An Improved Unknown Word Recognition Model Based on Multi-Knowledge Source Method.
Wei Jiang,Yi Guan,Xiao-Long Wang
DOI: https://doi.org/10.1109/isda.2006.253719
2006-01-01
Abstract:Unknown word recognition (UWR) is a difficult and foundational task in lexical processing and content-based understanding. And it can improve many text-based processing applications, such as Information Extraction, Question Answer system, Electronic Meeting System. However the unified dealing approach is difficult to exploit more domain knowledge features, so the performance cannot be further improved easily, since UWR has been proved to be NP-hard problem.

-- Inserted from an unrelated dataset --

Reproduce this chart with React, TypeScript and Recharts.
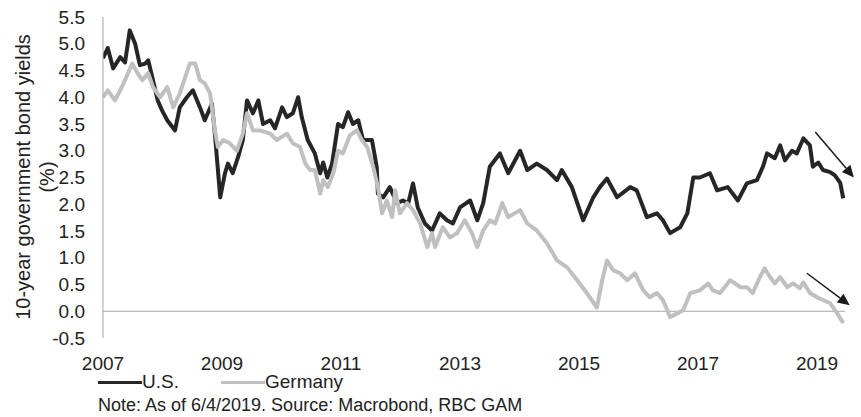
import { LineChart, Line, XAxis, YAxis, ReferenceLine } from "recharts"

const FONT = "'Liberation Sans', Arial, sans-serif"

const usYears = [
  2007.0, 2007.08, 2007.17, 2007.29, 2007.37, 2007.45, 2007.54, 2007.62, 2007.71, 2007.76,
  2007.84, 2007.92, 2007.99, 2008.08, 2008.21, 2008.29, 2008.41, 2008.51, 2008.63, 2008.71,
  2008.83, 2008.88, 2008.97, 2009.05, 2009.1, 2009.18, 2009.27, 2009.35, 2009.42, 2009.52,
  2009.61, 2009.69, 2009.81, 2009.89, 2010.01, 2010.09, 2010.19, 2010.28, 2010.34, 2010.44,
  2010.56, 2010.65, 2010.7, 2010.77, 2010.85, 2010.95, 2011.03, 2011.12, 2011.2, 2011.29,
  2011.37, 2011.52, 2011.6, 2011.62, 2011.71, 2011.82, 2011.94, 2012.04, 2012.13, 2012.21,
  2012.29, 2012.41, 2012.53, 2012.66, 2012.78, 2012.88, 2013.0, 2013.17, 2013.29, 2013.39,
  2013.5, 2013.67, 2013.81, 2014.01, 2014.13, 2014.29, 2014.46, 2014.63, 2014.71, 2014.88,
  2015.07, 2015.24, 2015.35, 2015.47, 2015.64, 2015.86, 2015.97, 2016.14, 2016.31, 2016.41,
  2016.53, 2016.7, 2016.82, 2016.92, 2017.03, 2017.2, 2017.32, 2017.5, 2017.67, 2017.82,
  2017.99, 2018.09, 2018.16, 2018.29, 2018.38, 2018.46, 2018.58, 2018.66, 2018.77, 2018.88,
  2018.93, 2019.02, 2019.1, 2019.22, 2019.3, 2019.39, 2019.44,
]
const usYields = [
  4.73, 4.92, 4.54, 4.75, 4.65, 5.25, 5.0, 4.6, 4.63, 4.69,
  4.32, 3.94, 3.76, 3.57, 3.38, 3.81, 4.0, 4.13, 3.81, 3.57,
  3.88, 3.32, 2.13, 2.58, 2.76, 2.58, 2.88, 3.2, 3.94, 3.7,
  3.94, 3.5, 3.57, 3.42, 3.81, 3.63, 3.7, 4.0, 3.63, 3.2,
  2.95, 2.58, 2.78, 2.5, 2.76, 3.5, 3.44, 3.72, 3.5, 3.57,
  3.2, 3.2, 2.7, 2.2, 2.13, 2.32, 2.02, 2.07, 2.02, 2.39,
  1.94, 1.64, 1.51, 1.83, 1.7, 1.64, 1.94, 2.07, 1.7, 2.02,
  2.7, 2.95, 2.58, 3.0, 2.64, 2.76, 2.64, 2.45, 2.64, 2.32,
  1.7, 2.13, 2.32, 2.48, 2.13, 2.32, 2.26, 1.76, 1.83, 1.7,
  1.46, 1.57, 1.83, 2.5, 2.5, 2.58, 2.26, 2.32, 2.07, 2.39,
  2.45, 2.7, 2.95, 2.86, 3.1, 2.82, 3.0, 2.95, 3.23, 3.1,
  2.7, 2.78, 2.64, 2.6, 2.54, 2.4, 2.11,
]

const deYears = [
  2007.0, 2007.08, 2007.2, 2007.29, 2007.37, 2007.49, 2007.57, 2007.66, 2007.76, 2007.84,
  2007.96, 2008.08, 2008.18, 2008.29, 2008.38, 2008.46, 2008.55, 2008.63, 2008.71, 2008.8,
  2008.88, 2008.93, 2009.02, 2009.13, 2009.25, 2009.35, 2009.42, 2009.52, 2009.64, 2009.81,
  2009.92, 2010.09, 2010.19, 2010.31, 2010.4, 2010.48, 2010.56, 2010.65, 2010.7, 2010.78,
  2010.87, 2010.95, 2011.03, 2011.15, 2011.27, 2011.35, 2011.44, 2011.54, 2011.62, 2011.69,
  2011.77, 2011.86, 2011.91, 2011.99, 2012.11, 2012.21, 2012.33, 2012.45, 2012.53, 2012.58,
  2012.71, 2012.83, 2012.95, 2013.08, 2013.2, 2013.29, 2013.39, 2013.5, 2013.59, 2013.71,
  2013.81, 2014.01, 2014.13, 2014.29, 2014.46, 2014.63, 2014.8, 2014.97, 2015.13, 2015.3,
  2015.39, 2015.47, 2015.57, 2015.69, 2015.81, 2015.94, 2016.08, 2016.19, 2016.31, 2016.41,
  2016.53, 2016.65, 2016.75, 2016.87, 2017.03, 2017.17, 2017.25, 2017.37, 2017.54, 2017.71,
  2017.82, 2017.92, 2018.04, 2018.12, 2018.21, 2018.29, 2018.38, 2018.5, 2018.6, 2018.71,
  2018.77, 2018.88, 2019.0, 2019.1, 2019.22, 2019.34, 2019.44,
]
const deYields = [
  4.0, 4.13, 3.94, 4.13, 4.32, 4.63, 4.47, 4.32, 4.45, 4.19,
  4.0, 4.19, 3.81, 4.07, 4.37, 4.63, 4.63, 4.32, 4.26, 4.07,
  3.38, 3.07, 3.2, 3.14, 3.0, 3.32, 3.7, 3.38, 3.38, 3.32,
  3.2, 3.32, 3.14, 3.07, 2.76, 2.64, 2.64, 2.2, 2.45, 2.32,
  2.58, 3.0, 2.95, 3.29, 3.38, 3.2, 3.07, 2.7, 2.32, 1.83,
  2.07, 1.76, 2.26, 1.83, 2.02, 1.89, 1.64, 1.2, 1.46, 1.2,
  1.57, 1.38, 1.46, 1.7, 1.46, 1.2, 1.51, 1.7, 1.64, 2.02,
  1.76, 1.89, 1.64, 1.51, 1.27, 0.95, 0.82, 0.58, 0.34, 0.07,
  0.58, 0.95, 0.77, 0.71, 0.58, 0.71, 0.39, 0.26, 0.34, 0.21,
  -0.11, -0.04, 0.02, 0.34, 0.39, 0.52, 0.39, 0.34, 0.58, 0.45,
  0.45, 0.34, 0.64, 0.8, 0.64, 0.52, 0.64, 0.45, 0.52, 0.43,
  0.54, 0.34, 0.26, 0.21, 0.15, -0.04, -0.22,
]

const yTicks = [-0.5, 0, 0.5, 1, 1.5, 2, 2.5, 3, 3.5, 4, 4.5, 5, 5.5]
const xTicks = [2007, 2009, 2011, 2013, 2015, 2017, 2019]

// trend arrows: [startYear, startYield, endYear, endYield]
const usArrow = [2018.97, 3.35, 2019.62, 2.5]
const deArrow = [2018.83, 0.71, 2019.55, 0.11]

const usData = usYears.map((t, i) => ({ t, v: usYields[i] }))
const deData = deYears.map((t, i) => ({ t, v: deYields[i] }))

const Arrow = (props: any) => {
  const { x1, y1, x2, y2 } = props
  const len = Math.hypot(x2 - x1, y2 - y1)
  const ux = (x2 - x1) / len
  const uy = (y2 - y1) / len
  const head = 12
  const half = 5.5
  const bx = x2 - ux * head
  const by = y2 - uy * head
  const pts = `${x2},${y2} ${bx - uy * half},${by + ux * half} ${bx + uy * half},${by - ux * half}`
  return (
    <g>
      <line x1={x1} y1={y1} x2={bx} y2={by} stroke="#1a1a1a" strokeWidth={1.5} />
      <polygon points={pts} fill="#1a1a1a" />
    </g>
  )
}

const YTitle = () => (
  <g fontFamily={FONT} fontSize={20} fill="#222">
    <text x={23} y={177} transform="rotate(-90, 23, 177)" textAnchor="middle" dominantBaseline="central">
      10-year government bond yields
    </text>
    <text x={47} y={177} transform="rotate(-90, 47, 177)" textAnchor="middle" dominantBaseline="central">
      (%)
    </text>
  </g>
)

export default function App() {
  return (
    <div style={{ position: "absolute", left: 0, top: 0, width: 861, height: 417, background: "#fff", fontFamily: FONT }}>
      <LineChart width={861} height={417} data={usData} margin={{ top: 17, right: 16, bottom: 49, left: 0 }}>
        <XAxis
          dataKey="t"
          type="number"
          domain={[2007, 2019.47]}
          allowDataOverflow
          ticks={xTicks}
          interval={0}
          axisLine={false}
          tickLine={false}
          tickSize={0}
          tickMargin={0}
          height={30}
          tick={{ fill: "#222", fontSize: 19, fontFamily: FONT, dy: 19 }}
        />
        <YAxis
          type="number"
          domain={[-0.5, 5.5]}
          ticks={yTicks}
          interval={0}
          width={103}
          tickFormatter={(v: number) => v.toFixed(1)}
          axisLine={{ stroke: "#a6a6a6", strokeWidth: 1 }}
          tickLine={false}
          tickSize={0}
          tickMargin={18}
          tick={{ fill: "#222", fontSize: 19, fontFamily: FONT }}
          label={{ content: () => <YTitle /> }}
        />
        <ReferenceLine y={0} stroke="#a6a6a6" strokeWidth={1} />
        <Line
          data={usData}
          dataKey="v"
          name="U.S."
          type="linear"
          stroke="#262626"
          strokeWidth={4}
          strokeLinejoin="round"
          dot={false}
          isAnimationActive={false}
        />
        <Line
          data={deData}
          dataKey="v"
          name="Germany"
          type="linear"
          stroke="#c0c0c0"
          strokeWidth={4}
          strokeLinejoin="round"
          dot={false}
          isAnimationActive={false}
        />
        <ReferenceLine
          segment={[{ x: usArrow[0], y: usArrow[1] }, { x: usArrow[2], y: usArrow[3] }]}
          ifOverflow="visible"
          shape={Arrow}
        />
        <ReferenceLine
          segment={[{ x: deArrow[0], y: deArrow[1] }, { x: deArrow[2], y: deArrow[3] }]}
          ifOverflow="visible"
          shape={Arrow}
        />
      </LineChart>
      <div style={{ position: "absolute", left: 98, top: 371, display: "flex", alignItems: "center", fontSize: 19, color: "#222", lineHeight: "22px" }}>
        <span style={{ display: "inline-block", width: 44, height: 3, background: "#262626" }} />
        <span style={{ marginRight: 42 }}>U.S.</span>
        <span style={{ display: "inline-block", width: 44, height: 3, background: "#c0c0c0" }} />
        <span>Germany</span>
      </div>
      <div style={{ position: "absolute", left: 98, top: 394, fontSize: 18, color: "#222", lineHeight: "22px", whiteSpace: "nowrap" }}>
        Note: As of 6/4/2019. Source: Macrobond, RBC GAM
      </div>
    </div>
  )
}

This paper presents a novel method for UWR task, which divides the UWR into several hard sub-tasks that usually encountering different difficulties, accordingly, several language models are adopted to solve the special sub-tasks, so as to exert the ability of each model in addressing special problems. Firstly, a class-based trigram is used in basic word segmentation, aided with absolute smoothing algorithm to overcome data sparseness. And Maximum Entropy Model (ME) is used to recognize Named Entity. New word detection adopts variance and Conditional Random Fields algorithm. Secondly, Multi-Knowledge features are effectively extracted and utilized in whole processing. Our system participated in the Second International Chinese Word Segmentation Bakeoff (SIGHAN2005), and got the overall performance 97.2% F-measure in MSRA open test.